Eighty years ago today the US Air Force dropped an atomic bomb on Hiroshima resulting in 140,000 deaths. Three days later they dropped a different type of nuclear weapon on another Japanese city. 40,000 were killed immediately in Nagasaki and tens of thousands more died in the aftermath.

Those who justify the bombings claim it saved US lives by quickly ending the war. But, Tokyo had already been devastated and had delivered multiple pleas for a surrender agreement. The bombings were largely a warning to the Soviet Union about US military capabilities amidst post-war negotiations.

Canada was not an innocent bystander in the nuclear bombing. Uranium from Great Bear Lake in the Northwest Territories was used in the bombs and Canada spent millions of dollars (tens of millions in today’s money) to help research the bombs’ development. Immediately after successfully developing the technology, the US submitted its proposal to drop the bomb on Japan to the tri-state World War II Combined Policy Committee meeting, which included powerful Canadian minister C.D. Howe and a British official. Apparently, Howe supported the US proposal. When the bomb was dropped on Hiroshima, Howe immediately praised the military action. “It is a distinct pleasure for me to announce that Canadian scientists have played an intimate part, and have been associated in an effective way with this great scientific development,” he told the press. (Reflecting the racism in Canadian governing circles, in his (uncensored) diary King wrote: “It is fortunate that the use of the bomb should have been upon the Japanese rather than upon the white races of Europe.”)

Only a few years after the first atomic bomb was built Ottawa allowed the US to station nuclear weapons in Canada. According to John Clearwater in Canadian Nuclear Weapons: The Untold Story of Canada’s Cold War Arsenal, the first “nuclear weapons came to Canada as early as September 1950, when the USAF [US Air Force] temporarily stationed eleven ‘Fat Man’- style atomic bombs at Goose Bay Newfoundland.”

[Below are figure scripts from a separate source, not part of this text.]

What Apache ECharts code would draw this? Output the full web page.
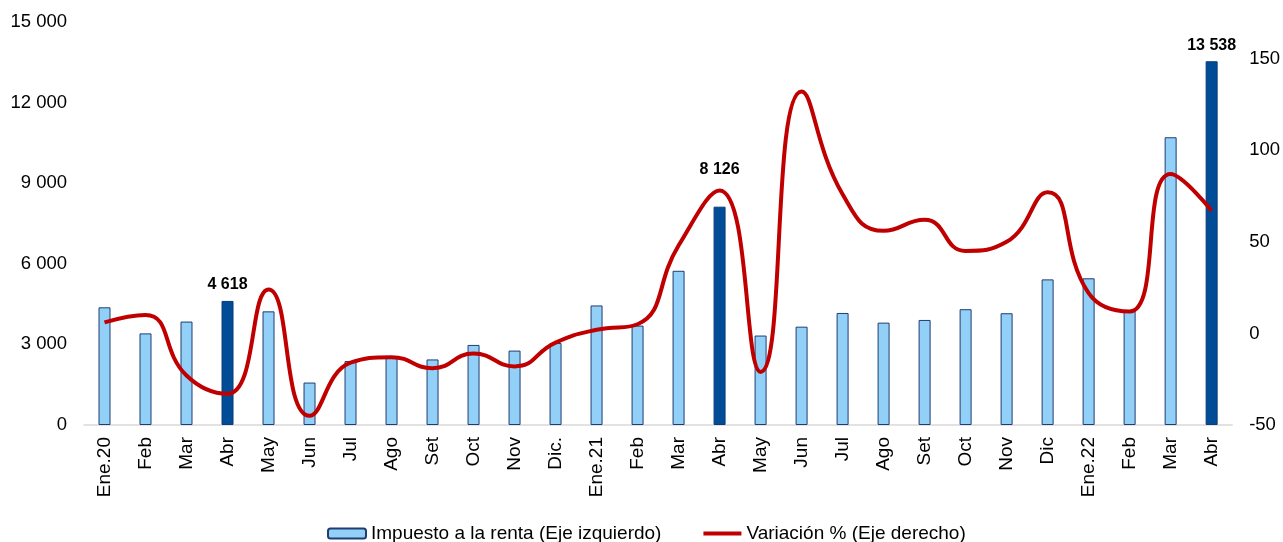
<!DOCTYPE html>
<html>
<head>
<meta charset="utf-8">
<script src="https://cdn.jsdelivr.net/npm/echarts@6/dist/echarts.min.js"></script>
<style>
  html, body { margin: 0; padding: 0; background: #fff; }
  #chart { width: 1283px; height: 542px; }
</style>
</head>
<body>
<div id="chart"></div>
<script>
// meses
const categories = [
  "Ene.20", "Feb", "Mar", "Abr", "May", "Jun", "Jul", "Ago", "Set", "Oct", "Nov", "Dic.",
  "Ene.21", "Feb", "Mar", "Abr", "May", "Jun", "Jul", "Ago", "Set", "Oct", "Nov", "Dic",
  "Ene.22", "Feb", "Mar", "Abr"
];
// Impuesto a la renta (millones), eje izquierdo
const impuesto = [
  4380, 3410, 3850, 4618, 4230, 1580, 2380, 2520, 2440, 2980, 2770, 3050,
  4450, 3700, 5740, 8126, 3330, 3660, 4170, 3810, 3910, 4310, 4160, 5420,
  5460, 4280, 10710, 13538
];
// Variacion %, eje derecho
const variacion = [
  6, 10, -23, -33, 24, -45, -16, -13, -19, -11, -18, -5,
  2, 5, 48, 78, -21, 132, 76, 56, 62, 45, 50, 77,
  22, 12, 87, 67
];
// barras resaltadas (abril de cada año) y separación de su etiqueta
const highlighted = [3, 15, 27];
const labelDistance = { 3: 8, 15: 29, 27: 8 };

const leftTicks = [0, 3000, 6000, 9000, 12000, 15000];
const rightTicks = [-50, 0, 50, 100, 150];

const FONT = "'Liberation Sans', Arial, sans-serif";
const fmtMiles = (v) => String(v).replace(/\B(?=(\d{3})+(?!\d))/g, " ");

const barData = impuesto.map((v, i) => {
  if (highlighted.indexOf(i) >= 0) {
    return {
      value: v,
      itemStyle: { color: "#004C97", borderColor: "#0B3A78" },
      label: {
        show: true,
        position: "top",
        distance: labelDistance[i],
        formatter: (p) => fmtMiles(p.value),
        fontWeight: "bold",
        fontSize: 16,
        color: "#000",
        fontFamily: FONT
      }
    };
  }
  return v;
});

const chart = echarts.init(document.getElementById("chart"), null, { renderer: "canvas" });
chart.setOption({
  animation: false,
  textStyle: { fontFamily: FONT },
  grid: { left: 84, right: 49, top: 22, bottom: 117 },
  legend: {
    left: 322,
    top: 519,
    itemGap: 42,
    itemWidth: 38,
    itemHeight: 10,
    textStyle: { fontSize: 19, color: "#000", fontFamily: FONT },
    data: [
      { name: "Impuesto a la renta (Eje izquierdo)" },
      {
        name: "Variación % (Eje derecho)",
        icon: "path://M0,0 L38,0 L38,4 L0,4 Z",
        itemStyle: { color: "#C00000", borderWidth: 0 }
      }
    ]
  },
  xAxis: {
    type: "category",
    data: categories,
    axisLine: { lineStyle: { color: "#D9D9D9", width: 1.5 } },
    axisTick: { show: false },
    axisLabel: {
      rotate: 90,
      interval: 0,
      margin: 12,
      fontSize: 19,
      color: "#000",
      fontFamily: FONT
    }
  },
  yAxis: [
    {
      type: "value",
      min: leftTicks[0],
      max: leftTicks[leftTicks.length - 1],
      interval: leftTicks[1] - leftTicks[0],
      splitLine: { show: false },
      axisLine: { show: false },
      axisTick: { show: false },
      axisLabel: {
        margin: 17,
        fontSize: 18.5,
        color: "#000",
        fontFamily: FONT,
        formatter: (v) => fmtMiles(v)
      }
    },
    {
      type: "value",
      min: rightTicks[0],
      max: 170,
      interval: rightTicks[1] - rightTicks[0],
      splitLine: { show: false },
      axisLine: { show: false },
      axisTick: { show: false },
      axisLabel: {
        margin: 17,
        fontSize: 18.5,
        color: "#000",
        fontFamily: FONT,
        formatter: (v) => (rightTicks.indexOf(v) >= 0 ? String(v) : "")
      }
    }
  ],
  series: [
    {
      name: "Impuesto a la renta (Eje izquierdo)",
      type: "bar",
      yAxisIndex: 0,
      barWidth: 12,
      itemStyle: { color: "#92D0F8", borderColor: "#1F3C73", borderWidth: 1 },
      data: barData
    },
    {
      name: "Variación % (Eje derecho)",
      type: "line",
      yAxisIndex: 1,
      smooth: 0.5,
      symbol: "none",
      lineStyle: { color: "#C00000", width: 4 },
      itemStyle: { color: "#C00000" },
      data: variacion,
      z: 5
    }
  ]
});
</script>
</body>
</html>
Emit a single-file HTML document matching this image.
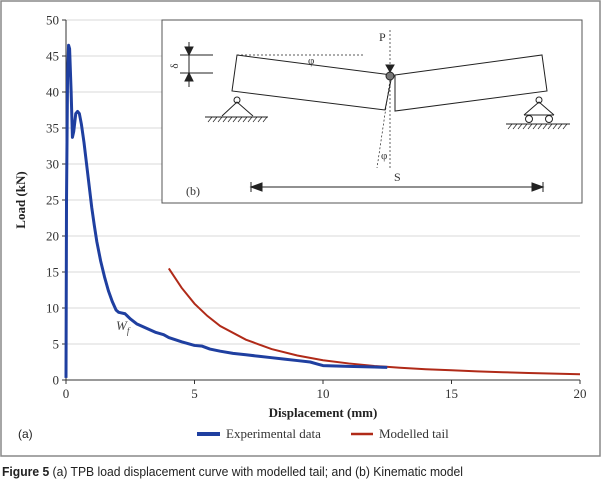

Canadian territory has also been used to test US nuclear weapons. Beginning in 1952 Ottawa agreed to let the US Strategic Air Command use Canadian air space for training flights of nuclear-armed aircraft. At the same time, the U.S. Atomic Energy Commission conducted military tests in Canada to circumvent oversight by American “watchdog committees.” As part of the agreement Ottawa committed to prevent any investigation into the military aspects of nuclear research in Canada.

Canadian Forces also carried nukes on foreign-stationed aircraft. At the height of Canadian nuclear deployments in the late 1960s the government had between 250 and 450 atomic bombs at its disposal in Europe. Based in Germany, the CF-104 Starfighter, for instance, operated without a gun and carried nothing but a thermal nuclear weapon.

During the past 80 years Canada has often been the world’s largest producer of uranium. Ottawa has sold dozens of nuclear reactors to foreign countries, which have often been financed with aid dollars.